Figure 13 shows the resulting inundation maps of the Tam Nong district extracted (with optimal thresholds) from four different types of SAR images all acquired in the flooding seasons (Q4), with permanent water defined as those pixels inundated in the dry seasons (Q2) of the years 2010 (TSX), 2014 (S1), 2015 (AL2), and 2016 (RS2). There were some sunken areas which displayed flooded water in all cases, however, the most mutual permanent water surface appeared between the S1 and AL2 maps compared to the TSX and RS2 imagemaps. It made less sense to compare flooded, permanent water from SAR images acquired at different times with different flood stages (marked by the red crosses on the graphs).

Despite this, the finer spatial resolutions of 8.25 m and 5.2 m from the TSX and RS2 flood maps were much more detailed, revealing even the presence of small channels on the TSX and RS2 maps. These channels were mostly classified as dry pixels on the S1 and AL2 extractions. We also found some unexpected areas (in orange) which were covered by water in the dry season but appeared dry in the flood season. These observations may have been due to the SAR image acquisition times when some irrigation activities were active during the 3-season rice crops. The orange pixels located in Tram Chim national park (with no agriculture) were a result of background noise.

Given the resulting flood maps relied on the outputs of the well-calibrated HEC-RAS 2D model, the error bounds from the model were considered to be lower than satellite-born uncertainty. However, the uncertainty levels of the hydrological/hydraulic modeling flooded areas were up to ±30%. Hence, in this study we attempted to calibrate the HEC-RAS model elaborately, even though the main study focus was the optimization of the SAR-based water extraction thresholding. In addition, as there are many hydrological/hydraulic models available, choosing appropriate model types and scales to generate reliable results of final satellite-based flood inundation maps was imperative, as supported by Prestininzi et al. (2011) [46].

4. Conclusions

Calibrated hydraulic modeling outcomes with very fine spatial representations (in vector format) that are compatible to a wide range of spatial resolutions (down- and upscaling) are useful to determine optimal SAR image thresholds. As remote sensing (RS) data are acquired at certain times of the day with different data collection intervals, the collection of suitable reference data for calibration and validation of RS-based products is challenging. Hydrological/hydraulic modeling outputs are considered to mitigate this data gap.

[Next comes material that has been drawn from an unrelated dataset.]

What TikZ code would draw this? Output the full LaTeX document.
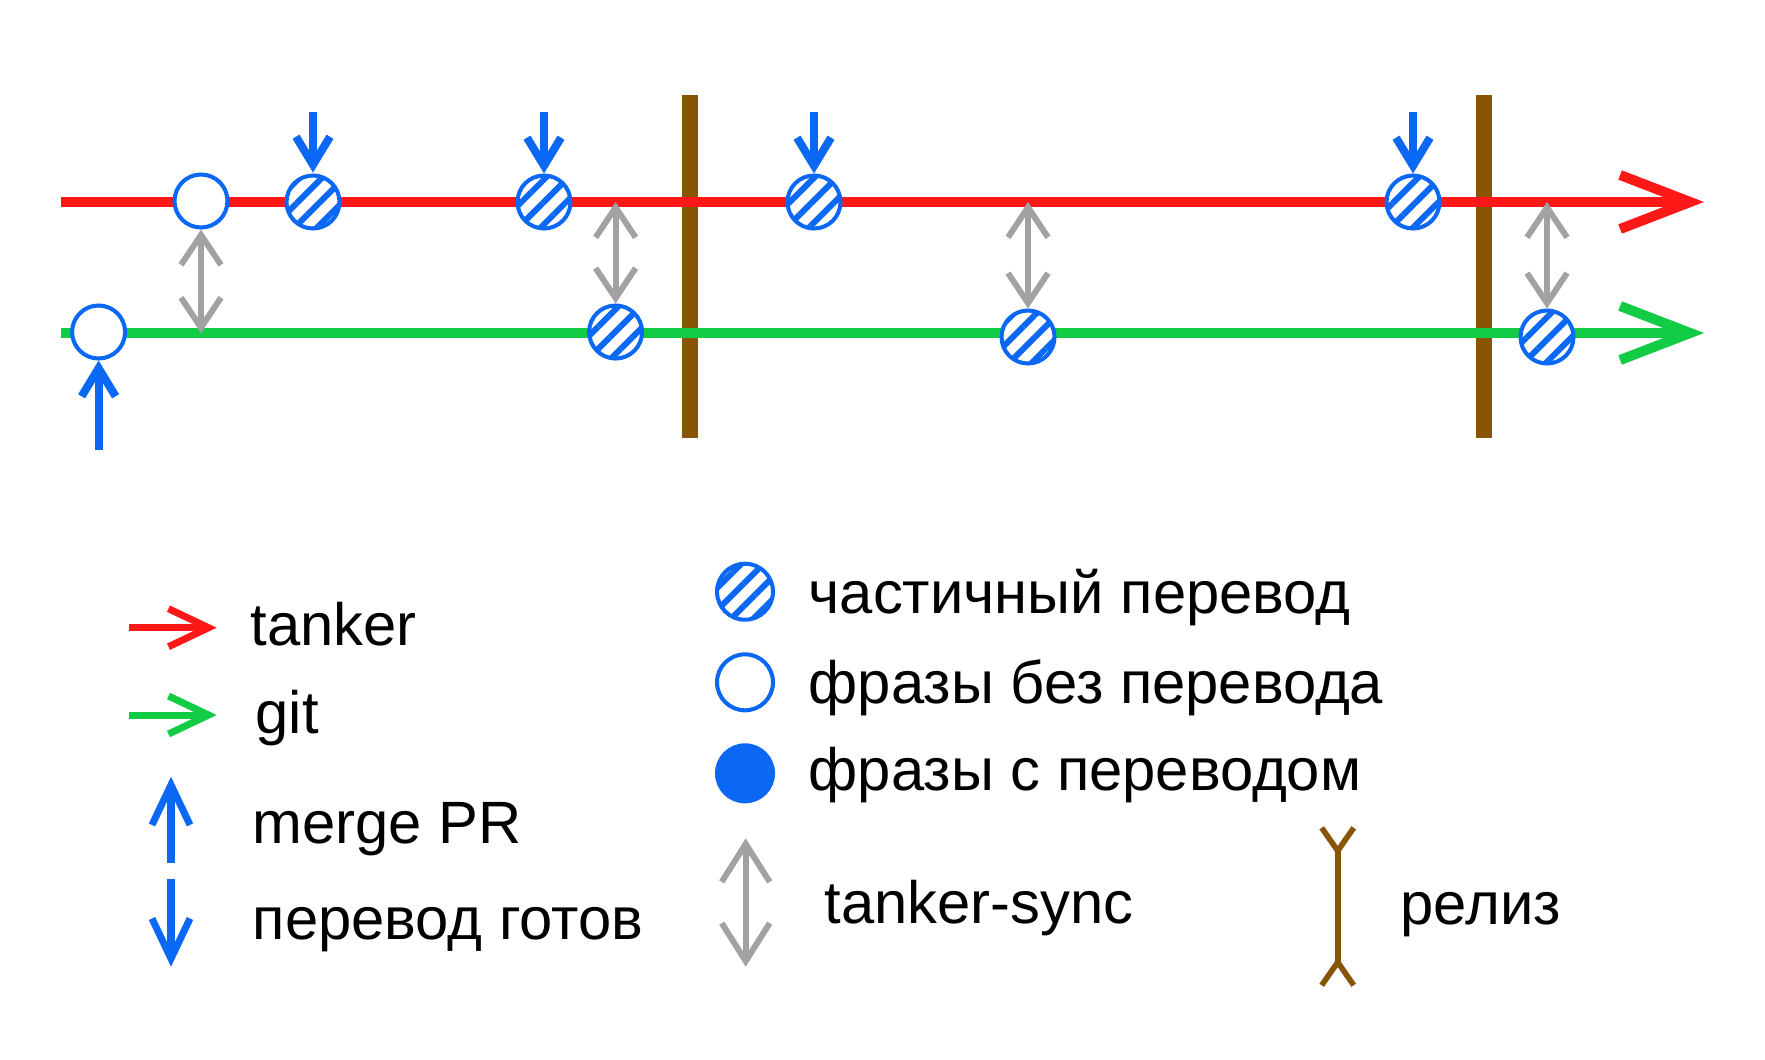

In SAR image processing, the pre-process is considered crucial not only for further mandatory tasks, but also to extract useful information on radar scattering distribution over different types of geographic features. SAR sensors provide users with alternative polarizations and received scattering sensitivities to water surfaces and dry areas that may be dissimilar between polarizations and SAR sensors. Hence, choosing polarizations or ratios of them (e.g., HH/VV) for particular applications requires great care.

There are a wide range of applications using the thresholding approach to exploit SAR data for water extraction and flood mapping, as described by [3,45,47], as it is simple, yet robust, and particularly applicable for rapid and automatic flood mapping. Nevertheless, determining optimal thresholds is challenging [21]; hence, we proposed an “asymptotic approach” called Hammock Swing Thresholding (HST) that iteratively estimated SAR scattering dB thresholds as they approached the optimal values for four different SAR datasets. We asserted that the thresholds estimated were useful for rapid flood mapping applications, even for data-heavy applications and systems, thereby proving that these time-series flood maps can support flood monitoring and management. The optimal thresholds defined in this work were often not constant for every region. Thus, site-specific optimization is required, and uncertainties linked to SAR observations (e.g., speckles, low resolution) and ground perturbations, such as vegetation and terrain, must be quantified and accounted for [48].